1. Navigate to your existing skill on the Amazon Developer Portal.

2. Click on the language drop down on the top right of the screen and select the last option: “Language Settings.”

how to use alexa skills

3. Follow the steps below to complete the Skill Information tab:

how to use alexa skills
how to use alexa skills

  • Click “+ Add New Language”
  • Select “Spanish (MX)”
  • Click on Save [you will now have the Spanish (MX) language as an option in the language drop down)]

how to use alexa skills

4. Now you need to provide the interaction model for the Spanish (MX) version. One way of doing this is to copy the interaction model for the English versions of the skill, and translate the sample utterances, slot values and synonyms. Make sure to also change any built-in slots and intents to match the new locale. Switch to the US version by clicking on the language dropdown in the skill builder and choose English (US).

how to use alexa skills

5. Click on JSON Editor on the left side bar. This displays the complete interaction model for the skill in JSON format.

how to use alexa skills

6. Select and copy all of the JSON in the code window.

7. Switch back to Spanish(MX) using the dropdown from Step 4.

8. Click on JSON Editor again, and paste the JSON into the code window, replacing the existing JSON.

9. Translate all sample utterances, slot values and slot synonyms.

10. Click on the Save Model button.

11. Click on the Build Model button.

how to use alexa skills

We now have the language model built for Spanish (MX).

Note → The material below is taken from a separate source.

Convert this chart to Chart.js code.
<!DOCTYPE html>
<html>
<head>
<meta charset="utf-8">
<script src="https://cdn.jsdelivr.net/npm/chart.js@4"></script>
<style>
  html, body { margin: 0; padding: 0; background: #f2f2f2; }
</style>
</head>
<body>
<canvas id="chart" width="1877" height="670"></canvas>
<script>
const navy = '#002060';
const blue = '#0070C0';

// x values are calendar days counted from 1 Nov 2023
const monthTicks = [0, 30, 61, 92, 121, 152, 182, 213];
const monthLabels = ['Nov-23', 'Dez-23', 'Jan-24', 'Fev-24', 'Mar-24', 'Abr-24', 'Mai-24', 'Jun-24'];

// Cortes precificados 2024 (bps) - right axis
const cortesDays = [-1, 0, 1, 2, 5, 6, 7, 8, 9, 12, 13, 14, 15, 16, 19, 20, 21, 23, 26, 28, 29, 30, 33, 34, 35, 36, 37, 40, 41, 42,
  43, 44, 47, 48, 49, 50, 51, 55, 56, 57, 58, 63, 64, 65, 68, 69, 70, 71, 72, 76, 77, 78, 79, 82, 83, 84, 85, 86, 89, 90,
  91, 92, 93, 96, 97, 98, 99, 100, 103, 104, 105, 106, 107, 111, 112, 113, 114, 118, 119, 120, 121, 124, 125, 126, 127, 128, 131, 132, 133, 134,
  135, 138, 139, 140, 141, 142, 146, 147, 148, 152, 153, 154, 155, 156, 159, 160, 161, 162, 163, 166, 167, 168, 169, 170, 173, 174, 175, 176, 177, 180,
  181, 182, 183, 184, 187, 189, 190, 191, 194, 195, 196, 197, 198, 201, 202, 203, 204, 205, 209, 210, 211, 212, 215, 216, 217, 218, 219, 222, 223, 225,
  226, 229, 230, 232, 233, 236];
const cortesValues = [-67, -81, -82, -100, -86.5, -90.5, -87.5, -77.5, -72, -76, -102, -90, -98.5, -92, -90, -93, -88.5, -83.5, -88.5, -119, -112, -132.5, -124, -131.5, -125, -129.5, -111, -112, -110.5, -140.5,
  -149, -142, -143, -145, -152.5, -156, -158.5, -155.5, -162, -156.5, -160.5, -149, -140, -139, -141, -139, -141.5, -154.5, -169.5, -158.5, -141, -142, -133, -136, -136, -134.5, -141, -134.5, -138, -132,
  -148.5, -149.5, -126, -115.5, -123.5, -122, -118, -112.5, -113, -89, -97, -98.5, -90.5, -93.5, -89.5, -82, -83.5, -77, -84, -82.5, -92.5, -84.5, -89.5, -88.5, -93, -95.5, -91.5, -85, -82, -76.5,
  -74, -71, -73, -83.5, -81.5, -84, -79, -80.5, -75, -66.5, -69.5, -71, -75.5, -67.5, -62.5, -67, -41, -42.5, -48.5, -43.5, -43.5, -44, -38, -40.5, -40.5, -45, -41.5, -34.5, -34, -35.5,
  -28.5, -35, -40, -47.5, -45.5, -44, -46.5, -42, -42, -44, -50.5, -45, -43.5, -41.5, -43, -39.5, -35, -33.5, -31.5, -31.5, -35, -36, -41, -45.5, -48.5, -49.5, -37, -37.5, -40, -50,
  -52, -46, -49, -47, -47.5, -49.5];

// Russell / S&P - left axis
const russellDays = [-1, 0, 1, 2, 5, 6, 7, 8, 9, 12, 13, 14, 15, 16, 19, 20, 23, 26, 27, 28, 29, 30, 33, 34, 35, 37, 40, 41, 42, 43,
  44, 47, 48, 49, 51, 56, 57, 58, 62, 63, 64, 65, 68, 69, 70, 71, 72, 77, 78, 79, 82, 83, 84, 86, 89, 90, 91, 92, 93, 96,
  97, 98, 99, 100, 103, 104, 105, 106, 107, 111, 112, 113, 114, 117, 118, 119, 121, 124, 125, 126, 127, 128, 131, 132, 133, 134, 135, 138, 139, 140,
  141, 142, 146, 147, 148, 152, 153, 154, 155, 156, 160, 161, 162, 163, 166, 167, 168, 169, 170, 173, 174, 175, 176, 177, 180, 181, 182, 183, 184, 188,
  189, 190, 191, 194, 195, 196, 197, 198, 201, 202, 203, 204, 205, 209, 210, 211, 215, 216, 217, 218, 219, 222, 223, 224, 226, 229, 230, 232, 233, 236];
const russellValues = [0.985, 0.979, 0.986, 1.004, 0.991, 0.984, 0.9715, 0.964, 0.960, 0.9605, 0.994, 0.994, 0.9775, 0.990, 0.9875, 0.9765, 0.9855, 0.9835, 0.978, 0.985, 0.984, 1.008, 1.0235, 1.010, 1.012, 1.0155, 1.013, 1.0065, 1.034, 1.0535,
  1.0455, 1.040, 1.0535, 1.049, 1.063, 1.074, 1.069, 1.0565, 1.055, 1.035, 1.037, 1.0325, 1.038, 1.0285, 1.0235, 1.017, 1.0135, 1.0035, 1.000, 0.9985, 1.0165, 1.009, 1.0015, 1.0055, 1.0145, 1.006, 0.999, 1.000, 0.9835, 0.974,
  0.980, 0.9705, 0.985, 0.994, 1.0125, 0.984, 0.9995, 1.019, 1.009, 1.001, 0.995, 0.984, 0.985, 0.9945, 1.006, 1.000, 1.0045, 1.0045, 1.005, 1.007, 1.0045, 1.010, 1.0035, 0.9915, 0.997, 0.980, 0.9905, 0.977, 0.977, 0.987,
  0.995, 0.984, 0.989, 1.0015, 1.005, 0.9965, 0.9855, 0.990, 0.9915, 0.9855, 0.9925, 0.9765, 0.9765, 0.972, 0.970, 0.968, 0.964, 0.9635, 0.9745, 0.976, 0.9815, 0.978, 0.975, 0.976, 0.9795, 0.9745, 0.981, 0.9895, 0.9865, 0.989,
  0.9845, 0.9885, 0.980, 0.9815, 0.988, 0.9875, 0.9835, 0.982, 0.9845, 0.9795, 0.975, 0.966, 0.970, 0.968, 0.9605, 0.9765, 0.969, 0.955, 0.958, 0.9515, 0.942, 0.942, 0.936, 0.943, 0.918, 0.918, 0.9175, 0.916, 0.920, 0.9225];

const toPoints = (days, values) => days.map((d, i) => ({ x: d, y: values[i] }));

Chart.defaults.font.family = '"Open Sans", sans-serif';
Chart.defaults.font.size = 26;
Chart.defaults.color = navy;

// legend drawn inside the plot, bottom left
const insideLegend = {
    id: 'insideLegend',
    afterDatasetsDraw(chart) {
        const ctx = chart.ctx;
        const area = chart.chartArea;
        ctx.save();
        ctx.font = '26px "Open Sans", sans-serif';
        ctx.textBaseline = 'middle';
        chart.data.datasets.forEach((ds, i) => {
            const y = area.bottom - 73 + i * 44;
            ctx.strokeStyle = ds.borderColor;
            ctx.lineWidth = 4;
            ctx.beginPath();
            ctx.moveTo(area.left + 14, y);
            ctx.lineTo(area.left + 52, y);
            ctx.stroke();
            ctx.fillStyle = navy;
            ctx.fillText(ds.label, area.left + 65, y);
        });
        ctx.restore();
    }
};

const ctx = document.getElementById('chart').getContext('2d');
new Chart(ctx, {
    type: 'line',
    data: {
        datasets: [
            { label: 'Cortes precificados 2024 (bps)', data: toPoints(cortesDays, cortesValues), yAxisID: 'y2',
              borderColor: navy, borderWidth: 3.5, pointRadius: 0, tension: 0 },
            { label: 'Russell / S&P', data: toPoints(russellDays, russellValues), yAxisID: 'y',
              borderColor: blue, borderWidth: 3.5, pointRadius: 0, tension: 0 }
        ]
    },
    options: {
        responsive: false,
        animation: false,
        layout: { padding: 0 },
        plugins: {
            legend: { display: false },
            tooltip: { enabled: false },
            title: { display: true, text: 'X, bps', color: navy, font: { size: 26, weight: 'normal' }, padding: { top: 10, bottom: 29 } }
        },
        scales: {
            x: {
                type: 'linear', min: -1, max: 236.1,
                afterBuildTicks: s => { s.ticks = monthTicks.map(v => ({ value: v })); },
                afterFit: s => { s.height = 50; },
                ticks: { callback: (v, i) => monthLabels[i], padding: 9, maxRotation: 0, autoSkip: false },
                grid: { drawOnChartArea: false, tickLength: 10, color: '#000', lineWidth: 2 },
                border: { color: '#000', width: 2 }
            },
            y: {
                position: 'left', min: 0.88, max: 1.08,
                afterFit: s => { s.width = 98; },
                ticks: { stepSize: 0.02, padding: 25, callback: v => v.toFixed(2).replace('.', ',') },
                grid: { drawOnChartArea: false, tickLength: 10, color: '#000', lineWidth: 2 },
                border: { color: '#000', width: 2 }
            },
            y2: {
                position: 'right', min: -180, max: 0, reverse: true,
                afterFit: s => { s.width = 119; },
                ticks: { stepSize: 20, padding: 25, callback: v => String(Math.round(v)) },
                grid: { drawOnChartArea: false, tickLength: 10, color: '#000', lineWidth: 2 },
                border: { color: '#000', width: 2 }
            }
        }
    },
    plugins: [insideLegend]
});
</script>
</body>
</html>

You now need to translate the invocation name, the sample utterances, the slot values and the synonyms. You also must localize the skill metadata, including skill name, description, keywords and, maybe, the icon. The skill’s metadata is available in the “Distribution” tab of the Alexa Developer Console.

If your interaction model uses any built-in slot types, you may need to make changes to ensure that the types are supported in the locale. For example, the AMAZON.US_FIRST_NAME is supported in English (US), English (UK), English (Canada), and German. An equivalent first name slot type, AMAZON.FirstName, is available for Spanish, French, English (India), English (Australia) and Japanese. See the Slot Type Reference for a list of slot types for each supported locale.

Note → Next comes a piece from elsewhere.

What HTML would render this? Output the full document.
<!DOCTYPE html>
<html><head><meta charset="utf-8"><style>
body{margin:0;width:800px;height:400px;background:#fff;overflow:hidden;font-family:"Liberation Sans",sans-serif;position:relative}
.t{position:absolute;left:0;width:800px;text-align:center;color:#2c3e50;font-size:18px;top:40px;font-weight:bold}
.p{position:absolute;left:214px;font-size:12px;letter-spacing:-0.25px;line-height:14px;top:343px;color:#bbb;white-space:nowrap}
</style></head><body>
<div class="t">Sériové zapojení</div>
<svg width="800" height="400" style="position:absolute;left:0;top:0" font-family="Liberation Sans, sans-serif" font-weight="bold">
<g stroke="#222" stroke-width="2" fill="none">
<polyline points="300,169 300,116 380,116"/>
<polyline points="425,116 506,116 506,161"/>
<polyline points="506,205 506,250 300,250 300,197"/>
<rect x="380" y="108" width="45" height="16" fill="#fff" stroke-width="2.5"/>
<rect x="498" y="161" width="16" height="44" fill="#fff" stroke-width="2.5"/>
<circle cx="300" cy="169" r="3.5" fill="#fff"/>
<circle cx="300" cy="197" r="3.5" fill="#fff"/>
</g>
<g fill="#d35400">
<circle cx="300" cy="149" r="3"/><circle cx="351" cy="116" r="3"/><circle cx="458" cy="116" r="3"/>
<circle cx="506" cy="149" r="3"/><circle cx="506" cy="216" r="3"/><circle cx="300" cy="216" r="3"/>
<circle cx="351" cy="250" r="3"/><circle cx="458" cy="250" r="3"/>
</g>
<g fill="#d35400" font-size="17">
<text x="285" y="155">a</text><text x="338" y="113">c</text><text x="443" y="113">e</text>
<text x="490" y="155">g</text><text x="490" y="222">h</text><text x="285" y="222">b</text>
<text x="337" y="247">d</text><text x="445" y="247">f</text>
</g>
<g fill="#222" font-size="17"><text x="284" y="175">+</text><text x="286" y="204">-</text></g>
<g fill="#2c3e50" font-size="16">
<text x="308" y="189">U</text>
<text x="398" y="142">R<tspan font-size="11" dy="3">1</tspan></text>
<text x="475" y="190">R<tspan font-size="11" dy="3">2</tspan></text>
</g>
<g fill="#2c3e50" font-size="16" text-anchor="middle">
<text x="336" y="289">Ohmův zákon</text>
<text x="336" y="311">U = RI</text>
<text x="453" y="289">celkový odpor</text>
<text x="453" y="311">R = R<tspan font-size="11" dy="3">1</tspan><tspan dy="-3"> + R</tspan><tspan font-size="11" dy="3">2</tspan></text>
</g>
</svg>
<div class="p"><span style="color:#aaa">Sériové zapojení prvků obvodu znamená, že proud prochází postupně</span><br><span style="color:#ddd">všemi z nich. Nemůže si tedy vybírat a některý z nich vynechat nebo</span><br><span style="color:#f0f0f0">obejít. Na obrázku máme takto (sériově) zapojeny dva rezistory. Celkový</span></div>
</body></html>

Once you have finished translating your interaction model for Spanish(MX), you need to customize the responses your skill returns for the different locales that you support. Do this by updating your Lambda function.

Part 2: Update the Lambda Function

Now that your skill is ready to support multiple regions, you will need to update your lambda function to ensure that your skill provides responses tailored to each supported region.

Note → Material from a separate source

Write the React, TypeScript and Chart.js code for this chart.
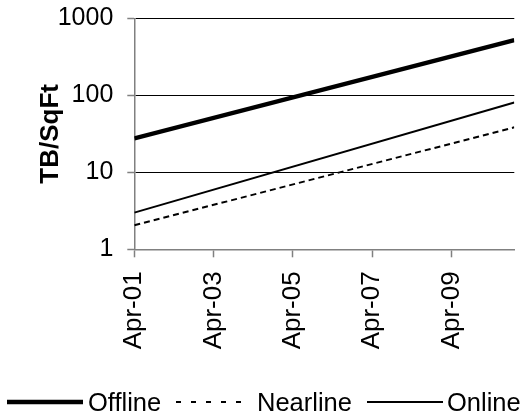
import React, { useEffect, useRef } from "react";
import { Chart, registerables } from "chart.js";

Chart.register(...registerables);

// Storage density trend, months counted from Apr-01
const xTickLabels = ["Apr-01", "Apr-03", "Apr-05", "Apr-07", "Apr-09"];
const xTickMonths = [0, 24, 48, 72, 96];
const pointMonths = [0, 115]; // Apr-01 .. Nov-10
const offline = [27.6, 523];
const nearline = [2.05, 38.5];
const online = [3.0, 81];
const yTicks = [1, 10, 100, 1000];
const seriesNames = ["Offline", "Nearline", "Online"];

const FONT = '"Liberation Sans", Arial, Helvetica, sans-serif';
const W = 532;
const H = 418;

// plot area edges
const PLOT_LEFT = 134.3;
const PLOT_RIGHT = 514.3;
const PLOT_TOP = 18.5;
const PLOT_BOTTOM = 249.3;

// legend layout (sample start, sample length, label start)
const LEGEND_Y = 402;
const LEGEND_SAMPLE_X = [7, 176, 367];
const LEGEND_SAMPLE_LEN = [76, 75, 76];
const LEGEND_TEXT_X = [88, 257, 447];

const toPoints = (vals: number[]) => vals.map((v, i) => ({ x: pointMonths[i], y: v }));

const lineLegend = {
  id: "lineLegend",
  afterDraw(chart: any) {
    const ctx: CanvasRenderingContext2D = chart.ctx;
    ctx.save();
    ctx.font = `25.5px ${FONT}`;
    ctx.textBaseline = "middle";
    ctx.textAlign = "left";
    ctx.fillStyle = "#000";
    ctx.strokeStyle = "#000";
    chart.data.datasets.forEach((ds: any, i: number) => {
      const x0 = LEGEND_SAMPLE_X[i];
      ctx.beginPath();
      ctx.lineWidth = ds.borderWidth;
      ctx.lineCap = "butt";
      ctx.setLineDash(ds.legendDash || []);
      ctx.moveTo(x0, LEGEND_Y);
      ctx.lineTo(x0 + LEGEND_SAMPLE_LEN[i], LEGEND_Y);
      ctx.stroke();
      ctx.setLineDash([]);
      ctx.fillText(ds.label, LEGEND_TEXT_X[i], LEGEND_Y + 1.5);
    });
    ctx.restore();
  },
};

const clearPadding = (scale: any) => {
  scale.paddingTop = 0;
  scale.paddingBottom = 0;
  scale.paddingLeft = 0;
  scale.paddingRight = 0;
};

export default function App() {
  const canvasRef = useRef<HTMLCanvasElement | null>(null);

  useEffect(() => {
    if (!canvasRef.current) return;
    Chart.defaults.font.family = FONT;
    Chart.defaults.color = "#000";

    const chart = new Chart(canvasRef.current, {
      type: "line",
      data: {
        datasets: [
          {
            label: seriesNames[0],
            data: toPoints(offline),
            borderColor: "#000",
            borderWidth: 4.5,
            pointRadius: 0,
            tension: 0,
          },
          {
            label: seriesNames[1],
            data: toPoints(nearline),
            borderColor: "#000",
            borderWidth: 2,
            borderDash: [6, 4],
            legendDash: [5, 10],
            pointRadius: 0,
            tension: 0,
          } as any,
          {
            label: seriesNames[2],
            data: toPoints(online),
            borderColor: "#000",
            borderWidth: 2,
            pointRadius: 0,
            tension: 0,
          },
        ],
      },
      options: {
        responsive: false,
        animation: false,
        layout: { padding: { left: 0, right: W - PLOT_RIGHT, top: PLOT_TOP, bottom: 0 } },
        plugins: {
          legend: { display: false },
          tooltip: { enabled: false },
        },
        scales: {
          x: {
            type: "linear",
            min: pointMonths[0],
            max: pointMonths[pointMonths.length - 1],
            afterBuildTicks: (scale: any) => {
              scale.ticks = xTickMonths.map((v) => ({ value: v }));
            },
            afterFit: (scale: any) => {
              scale.height = H - PLOT_BOTTOM;
              clearPadding(scale);
            },
            ticks: {
              autoSkip: false,
              minRotation: 90,
              maxRotation: 90,
              padding: 14,
              font: { size: 26 },
              color: "#000",
              callback: (v: any) => {
                const i = xTickMonths.indexOf(Number(v));
                return i >= 0 ? xTickLabels[i] : "";
              },
            },
            grid: {
              display: true,
              drawOnChartArea: false,
              drawTicks: true,
              tickLength: 8,
              tickColor: "#808080",
              tickWidth: 1.5,
            },
            border: { display: true, color: "#808080", width: 1.5 },
          },
          y: {
            type: "logarithmic",
            min: 1,
            max: 1000,
            afterBuildTicks: (scale: any) => {
              scale.ticks = yTicks.map((v) => ({ value: v }));
            },
            afterFit: (scale: any) => {
              scale.width = PLOT_LEFT;
              clearPadding(scale);
            },
            ticks: {
              padding: 14,
              font: { size: 25 },
              color: "#000",
              callback: (v: any) => String(v),
            },
            grid: {
              color: (ctx: any) => (ctx.tick && ctx.tick.value === 1 ? "#808080" : "#000"),
              lineWidth: 1,
              drawTicks: true,
              tickLength: 7,
              tickColor: "#808080",
              tickWidth: 1.5,
            },
            border: { display: true, color: "#808080", width: 1.5 },
            title: {
              display: true,
              text: "TB/SqFt",
              font: { size: 26, weight: "bold" },
              color: "#000",
              padding: { top: 35, bottom: 0 },
            },
          },
        },
      },
      plugins: [lineLegend],
    });

    return () => chart.destroy();
  }, []);

  return (
    <div style={{ position: "absolute", left: 0, top: 0, width: W, height: H, background: "#fff" }}>
      <canvas ref={canvasRef} width={W} height={H} style={{ display: "block" }} />
    </div>
  );
}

At the very least, translate the strings the skill is sending to Alexa to Spanish to be rendered with Alexa's voice. You can also use this technique to use different strings for different variations of English. For instance, you may want to greet your customers with “G’day” in Australia, “Hello” in Canada and the UK, “Namaste,” in India, "Hi" in the US, and “Buenos Dias” in Mexico. The Alexa Skills Kit makes that really simple. Here is an example of how you would do this with the Alexa Skills Kit SDK for Node.js, leveraging the i18next library. For brevity, in this example, all English-based languages are sharing the same set of strings.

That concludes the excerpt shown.